Mits de noodzaak wordt aangetoond en mits geen onevenredige afbreuk wordt gedaan aan het straat- en bebouwingsbeeld, de woonsituatie, de verkeersveiligheid, de sociale veiligheid, de milieusituatie en de gebruiksmogelijkheden van aangrenzende gronden, kan bij een omgevingsvergunning worden afgeweken van het bepaalde in:

a.       lid 7.2, sub a:

en worden toegestaan dat een niet voor bewoning bedoeld bijgebouw ten behoeve van de in de bestemming ‘Wonen – 5’ gelegen hoofdgebouwen wordt gebouwd, mits:

1.      deze afwijking uitsluitend wordt toegepast ter plaatse van de aanduiding ‘bijgebouwen’;

2.      nog geen ander vrijstaand bijgebouw bij het hoofdgebouw is gebouwd;

3.      per hoofdgebouw ten hoogste één bijgebouw wordt gebouwd;

4.      de oppervlakte van een bijgebouw ten hoogste 20 m2 zal bedragen;

5.      de goothoogte van een bijgebouw ten hoogste 3 m zal bedragen;

6.      de dakhelling van een bijgebouw niet meer dan 60° zal bedragen.

 

7.4         Omgevingsvergunning voor het uitvoeren van een werk, geen bouwwerk zijnde, of van werkzaamheden

 

a.       Het is verboden zonder of in afwijking van een schriftelijke vergunning (omgevingsvergunning voor het uitvoeren van een werk, geen bouwwerk zijnde, of van werkzaamheden) van burgemeester en wethouders de volgende werken, geen bouwwerken zijnde, of werkzaamheden uit te voeren:

1.  het kappen van beplantingen;

2.  het aanbrengen van opgaande beplanting;

3.  het aanbrengen van verhardingen;

4.  het verlagen van het waterpeil;

5.  het aanbrengen of rooien van bomen en/of houtgewas, waarbij stobben worden verwijderd.

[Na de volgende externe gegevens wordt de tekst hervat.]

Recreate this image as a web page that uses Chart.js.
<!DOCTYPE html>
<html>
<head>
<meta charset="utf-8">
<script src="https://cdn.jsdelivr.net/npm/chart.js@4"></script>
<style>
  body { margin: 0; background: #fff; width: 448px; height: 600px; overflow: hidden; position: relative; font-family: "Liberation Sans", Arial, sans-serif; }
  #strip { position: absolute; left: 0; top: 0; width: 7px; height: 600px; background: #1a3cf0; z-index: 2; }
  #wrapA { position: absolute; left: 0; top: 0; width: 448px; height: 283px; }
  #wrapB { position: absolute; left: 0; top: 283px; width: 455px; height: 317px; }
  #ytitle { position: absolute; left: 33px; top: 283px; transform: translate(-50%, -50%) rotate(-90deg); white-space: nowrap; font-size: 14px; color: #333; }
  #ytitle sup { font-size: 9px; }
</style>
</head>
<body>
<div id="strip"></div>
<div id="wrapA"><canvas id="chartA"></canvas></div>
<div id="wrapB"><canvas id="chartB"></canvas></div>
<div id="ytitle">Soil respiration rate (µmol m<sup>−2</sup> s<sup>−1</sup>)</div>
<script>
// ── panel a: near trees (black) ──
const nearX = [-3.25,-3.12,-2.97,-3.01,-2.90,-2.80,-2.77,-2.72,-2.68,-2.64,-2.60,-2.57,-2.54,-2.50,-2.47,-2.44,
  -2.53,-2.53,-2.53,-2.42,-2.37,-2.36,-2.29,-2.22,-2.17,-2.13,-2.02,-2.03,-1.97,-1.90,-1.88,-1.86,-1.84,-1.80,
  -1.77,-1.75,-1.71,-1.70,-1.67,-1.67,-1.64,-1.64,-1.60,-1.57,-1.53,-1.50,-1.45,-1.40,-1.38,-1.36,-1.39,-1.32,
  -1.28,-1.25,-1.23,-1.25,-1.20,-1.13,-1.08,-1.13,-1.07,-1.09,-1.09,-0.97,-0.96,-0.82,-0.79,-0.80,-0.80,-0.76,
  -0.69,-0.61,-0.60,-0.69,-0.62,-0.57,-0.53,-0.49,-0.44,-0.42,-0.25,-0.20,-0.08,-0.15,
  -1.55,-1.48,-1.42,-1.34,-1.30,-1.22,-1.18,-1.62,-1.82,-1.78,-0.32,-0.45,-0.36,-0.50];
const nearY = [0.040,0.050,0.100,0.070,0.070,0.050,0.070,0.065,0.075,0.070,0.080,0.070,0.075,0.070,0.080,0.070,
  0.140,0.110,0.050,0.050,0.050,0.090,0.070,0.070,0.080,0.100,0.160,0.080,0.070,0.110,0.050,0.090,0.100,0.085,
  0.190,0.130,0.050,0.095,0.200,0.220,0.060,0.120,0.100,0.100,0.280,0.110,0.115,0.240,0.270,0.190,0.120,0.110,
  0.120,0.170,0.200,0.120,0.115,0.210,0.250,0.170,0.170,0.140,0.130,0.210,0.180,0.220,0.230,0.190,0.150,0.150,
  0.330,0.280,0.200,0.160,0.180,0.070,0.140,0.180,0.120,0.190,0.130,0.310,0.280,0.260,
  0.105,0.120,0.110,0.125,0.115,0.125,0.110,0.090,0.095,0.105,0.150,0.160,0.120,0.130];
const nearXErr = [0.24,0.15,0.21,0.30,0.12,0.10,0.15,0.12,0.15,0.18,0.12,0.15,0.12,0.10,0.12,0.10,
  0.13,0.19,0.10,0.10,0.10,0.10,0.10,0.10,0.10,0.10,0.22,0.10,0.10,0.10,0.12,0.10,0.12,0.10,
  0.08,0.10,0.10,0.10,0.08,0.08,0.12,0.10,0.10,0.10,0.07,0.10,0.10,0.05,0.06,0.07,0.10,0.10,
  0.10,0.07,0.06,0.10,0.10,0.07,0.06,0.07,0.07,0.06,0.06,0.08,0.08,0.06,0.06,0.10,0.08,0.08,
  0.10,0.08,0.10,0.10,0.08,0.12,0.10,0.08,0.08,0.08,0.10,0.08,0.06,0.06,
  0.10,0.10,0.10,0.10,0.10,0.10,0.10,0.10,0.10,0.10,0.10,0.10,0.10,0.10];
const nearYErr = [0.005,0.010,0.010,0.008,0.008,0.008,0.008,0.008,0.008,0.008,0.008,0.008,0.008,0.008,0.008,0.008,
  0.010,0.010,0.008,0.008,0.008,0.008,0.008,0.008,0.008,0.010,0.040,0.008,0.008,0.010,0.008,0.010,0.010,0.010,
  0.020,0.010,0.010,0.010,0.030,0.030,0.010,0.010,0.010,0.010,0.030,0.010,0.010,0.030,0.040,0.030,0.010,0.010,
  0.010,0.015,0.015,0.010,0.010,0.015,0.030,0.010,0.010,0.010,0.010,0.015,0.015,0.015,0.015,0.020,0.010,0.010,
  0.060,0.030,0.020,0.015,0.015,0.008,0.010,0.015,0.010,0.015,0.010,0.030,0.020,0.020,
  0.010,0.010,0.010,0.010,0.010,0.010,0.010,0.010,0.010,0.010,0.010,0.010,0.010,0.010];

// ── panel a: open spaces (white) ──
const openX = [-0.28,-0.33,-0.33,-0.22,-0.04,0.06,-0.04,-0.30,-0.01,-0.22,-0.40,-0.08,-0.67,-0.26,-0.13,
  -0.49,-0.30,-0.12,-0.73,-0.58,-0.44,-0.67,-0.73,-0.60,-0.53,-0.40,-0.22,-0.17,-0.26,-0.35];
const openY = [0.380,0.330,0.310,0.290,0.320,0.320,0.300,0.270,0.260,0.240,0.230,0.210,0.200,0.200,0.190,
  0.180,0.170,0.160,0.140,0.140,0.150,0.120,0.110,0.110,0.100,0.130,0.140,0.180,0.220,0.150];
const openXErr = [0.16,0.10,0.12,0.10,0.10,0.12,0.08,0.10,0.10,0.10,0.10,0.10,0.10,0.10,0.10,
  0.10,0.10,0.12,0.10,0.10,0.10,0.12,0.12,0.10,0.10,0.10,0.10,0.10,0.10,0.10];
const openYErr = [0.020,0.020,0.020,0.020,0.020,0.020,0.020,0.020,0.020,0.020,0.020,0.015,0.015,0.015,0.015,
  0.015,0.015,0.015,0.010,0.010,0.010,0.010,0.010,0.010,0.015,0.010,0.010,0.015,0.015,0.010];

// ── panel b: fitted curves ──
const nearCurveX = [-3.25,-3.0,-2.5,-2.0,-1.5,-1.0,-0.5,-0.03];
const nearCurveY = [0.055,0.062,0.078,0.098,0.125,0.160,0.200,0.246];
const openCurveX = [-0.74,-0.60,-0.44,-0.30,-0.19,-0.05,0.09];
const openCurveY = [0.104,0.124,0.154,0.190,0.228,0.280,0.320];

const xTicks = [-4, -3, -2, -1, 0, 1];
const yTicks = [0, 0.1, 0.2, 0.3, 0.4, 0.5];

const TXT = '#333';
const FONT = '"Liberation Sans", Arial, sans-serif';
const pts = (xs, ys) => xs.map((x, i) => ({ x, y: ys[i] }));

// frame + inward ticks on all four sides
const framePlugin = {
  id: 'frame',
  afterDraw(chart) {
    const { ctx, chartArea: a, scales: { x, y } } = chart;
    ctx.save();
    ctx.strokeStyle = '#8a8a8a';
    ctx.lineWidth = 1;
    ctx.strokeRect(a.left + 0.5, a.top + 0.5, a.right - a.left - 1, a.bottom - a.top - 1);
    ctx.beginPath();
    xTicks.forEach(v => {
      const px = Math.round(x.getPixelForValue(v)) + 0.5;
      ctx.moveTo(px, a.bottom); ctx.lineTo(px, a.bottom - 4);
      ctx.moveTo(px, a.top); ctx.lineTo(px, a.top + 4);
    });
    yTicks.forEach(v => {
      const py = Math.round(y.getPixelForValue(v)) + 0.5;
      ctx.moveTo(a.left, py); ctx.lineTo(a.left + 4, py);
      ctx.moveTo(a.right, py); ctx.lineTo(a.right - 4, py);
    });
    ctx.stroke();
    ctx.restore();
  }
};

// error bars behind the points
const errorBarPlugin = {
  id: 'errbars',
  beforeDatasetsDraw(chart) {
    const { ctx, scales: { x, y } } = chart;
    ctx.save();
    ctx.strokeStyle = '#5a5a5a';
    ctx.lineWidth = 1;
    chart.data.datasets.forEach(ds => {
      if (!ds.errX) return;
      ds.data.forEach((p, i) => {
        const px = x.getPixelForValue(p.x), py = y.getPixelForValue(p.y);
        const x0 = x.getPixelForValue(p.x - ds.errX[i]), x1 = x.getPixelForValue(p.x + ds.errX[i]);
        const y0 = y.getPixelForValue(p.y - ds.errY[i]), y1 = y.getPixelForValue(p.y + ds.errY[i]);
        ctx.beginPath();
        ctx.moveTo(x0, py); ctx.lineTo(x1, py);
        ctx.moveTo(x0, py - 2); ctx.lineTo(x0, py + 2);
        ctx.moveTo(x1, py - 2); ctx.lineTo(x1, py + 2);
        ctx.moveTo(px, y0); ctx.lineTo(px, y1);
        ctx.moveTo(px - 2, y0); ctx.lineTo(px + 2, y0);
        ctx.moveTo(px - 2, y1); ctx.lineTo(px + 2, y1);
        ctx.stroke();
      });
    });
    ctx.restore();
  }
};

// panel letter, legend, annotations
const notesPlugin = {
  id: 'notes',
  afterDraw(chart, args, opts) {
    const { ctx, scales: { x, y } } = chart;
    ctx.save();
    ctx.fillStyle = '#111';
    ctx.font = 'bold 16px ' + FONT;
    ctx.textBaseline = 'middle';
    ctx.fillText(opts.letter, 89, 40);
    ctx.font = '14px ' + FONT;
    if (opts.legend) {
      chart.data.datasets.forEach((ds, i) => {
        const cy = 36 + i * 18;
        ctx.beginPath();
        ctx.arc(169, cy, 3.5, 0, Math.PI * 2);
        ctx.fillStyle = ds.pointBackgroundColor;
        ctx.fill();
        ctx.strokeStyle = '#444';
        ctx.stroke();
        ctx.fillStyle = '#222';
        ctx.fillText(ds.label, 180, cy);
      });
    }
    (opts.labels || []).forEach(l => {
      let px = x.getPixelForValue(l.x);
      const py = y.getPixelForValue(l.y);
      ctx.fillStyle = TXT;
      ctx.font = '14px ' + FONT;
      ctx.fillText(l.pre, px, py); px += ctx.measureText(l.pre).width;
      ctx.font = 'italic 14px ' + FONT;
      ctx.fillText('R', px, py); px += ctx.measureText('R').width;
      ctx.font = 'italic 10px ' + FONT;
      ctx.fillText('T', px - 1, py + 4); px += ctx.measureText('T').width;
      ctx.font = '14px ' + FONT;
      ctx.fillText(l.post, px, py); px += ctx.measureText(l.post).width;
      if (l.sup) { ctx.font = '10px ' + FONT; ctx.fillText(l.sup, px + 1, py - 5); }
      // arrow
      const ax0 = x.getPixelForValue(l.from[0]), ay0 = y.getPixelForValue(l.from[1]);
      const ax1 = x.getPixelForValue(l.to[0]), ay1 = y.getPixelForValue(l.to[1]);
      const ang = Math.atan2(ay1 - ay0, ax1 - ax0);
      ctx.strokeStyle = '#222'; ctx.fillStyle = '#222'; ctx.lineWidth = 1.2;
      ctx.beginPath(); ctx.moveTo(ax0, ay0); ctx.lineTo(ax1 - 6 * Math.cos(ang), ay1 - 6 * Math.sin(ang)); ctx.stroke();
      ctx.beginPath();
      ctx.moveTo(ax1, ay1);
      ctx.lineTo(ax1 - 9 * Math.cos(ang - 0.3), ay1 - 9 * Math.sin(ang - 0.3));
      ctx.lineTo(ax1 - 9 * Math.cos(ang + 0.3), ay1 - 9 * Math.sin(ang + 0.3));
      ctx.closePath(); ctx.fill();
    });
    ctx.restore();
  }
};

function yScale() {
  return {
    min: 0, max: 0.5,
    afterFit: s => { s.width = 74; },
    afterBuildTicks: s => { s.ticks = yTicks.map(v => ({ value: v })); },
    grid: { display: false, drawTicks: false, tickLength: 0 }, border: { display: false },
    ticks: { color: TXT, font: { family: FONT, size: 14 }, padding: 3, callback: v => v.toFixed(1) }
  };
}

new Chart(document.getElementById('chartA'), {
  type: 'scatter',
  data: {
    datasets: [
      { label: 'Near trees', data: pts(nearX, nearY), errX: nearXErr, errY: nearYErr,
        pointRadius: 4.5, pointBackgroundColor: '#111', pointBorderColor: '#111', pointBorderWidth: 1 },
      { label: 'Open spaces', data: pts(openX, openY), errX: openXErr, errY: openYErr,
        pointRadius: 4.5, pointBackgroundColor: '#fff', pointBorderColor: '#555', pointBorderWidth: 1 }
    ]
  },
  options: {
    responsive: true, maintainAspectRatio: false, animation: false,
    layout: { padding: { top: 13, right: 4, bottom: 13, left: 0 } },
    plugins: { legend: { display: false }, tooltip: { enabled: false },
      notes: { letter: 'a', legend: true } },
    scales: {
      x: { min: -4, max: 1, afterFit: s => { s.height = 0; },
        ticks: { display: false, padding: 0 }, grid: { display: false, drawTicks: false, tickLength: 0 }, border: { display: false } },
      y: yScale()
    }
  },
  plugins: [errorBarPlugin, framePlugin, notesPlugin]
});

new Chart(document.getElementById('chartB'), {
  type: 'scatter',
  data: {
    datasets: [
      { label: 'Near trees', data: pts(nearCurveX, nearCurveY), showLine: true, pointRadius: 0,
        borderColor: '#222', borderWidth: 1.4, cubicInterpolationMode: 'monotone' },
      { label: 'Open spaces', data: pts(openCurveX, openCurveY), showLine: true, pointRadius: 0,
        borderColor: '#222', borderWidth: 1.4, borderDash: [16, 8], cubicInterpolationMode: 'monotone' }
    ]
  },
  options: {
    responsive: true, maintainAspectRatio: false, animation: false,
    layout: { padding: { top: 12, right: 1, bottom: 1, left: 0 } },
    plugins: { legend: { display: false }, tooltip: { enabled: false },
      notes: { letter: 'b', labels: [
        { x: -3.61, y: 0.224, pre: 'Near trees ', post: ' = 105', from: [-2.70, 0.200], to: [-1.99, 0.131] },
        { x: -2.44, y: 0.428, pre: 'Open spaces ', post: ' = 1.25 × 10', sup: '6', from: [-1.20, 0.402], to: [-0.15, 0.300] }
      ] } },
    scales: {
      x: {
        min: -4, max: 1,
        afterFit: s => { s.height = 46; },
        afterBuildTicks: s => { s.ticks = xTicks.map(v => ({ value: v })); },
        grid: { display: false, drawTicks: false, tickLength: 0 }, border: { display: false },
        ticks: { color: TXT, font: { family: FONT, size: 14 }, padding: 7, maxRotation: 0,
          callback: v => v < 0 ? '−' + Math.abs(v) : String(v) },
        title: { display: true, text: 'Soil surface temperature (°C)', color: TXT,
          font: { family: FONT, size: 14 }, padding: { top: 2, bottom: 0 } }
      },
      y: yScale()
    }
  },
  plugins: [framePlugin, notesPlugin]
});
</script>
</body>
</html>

6.  het kappen van monumentale bomen;

7.  het uitvoeren van graafwerkzaamheden dieper dan 30 cm ter plaatse van de aanduiding 'monumentale boom'.

 

b.       De onder a bedoelde vergunning is niet vereist voor werken, geen bouwwerken zijnde en werkzaamheden die:

1.      reeds in uitvoering zijn ten tijde van het van kracht worden van het plan;

2.      het normale onderhoud of de vervanging van bestaande verhardingen betreffen;

3.      mogen worden uitgevoerd krachtens een reeds verleende (aanleg)vergunning.

 

c.       De onder a bedoelde vergunning mag niet worden verleend indien hierdoor onevenredige afbreuk wordt gedaan aan de landschappelijke waarden van het gebied.

 

d.       De onder a, sub 6 genoemde vergunning kan slechts worden verleend indien de monumentale waarde van de boom niet langer aanwezig is en deze niet zonder ingrijpende maatregelen aan de boom kan worden hersteld, of de monumentale waarde in redelijkheid niet meer is te handhaven, of de boom zich in een zodanige staat bevindt, dat de veiligheid van gebruikers van het omliggende terrein in gevaar wordt gebracht.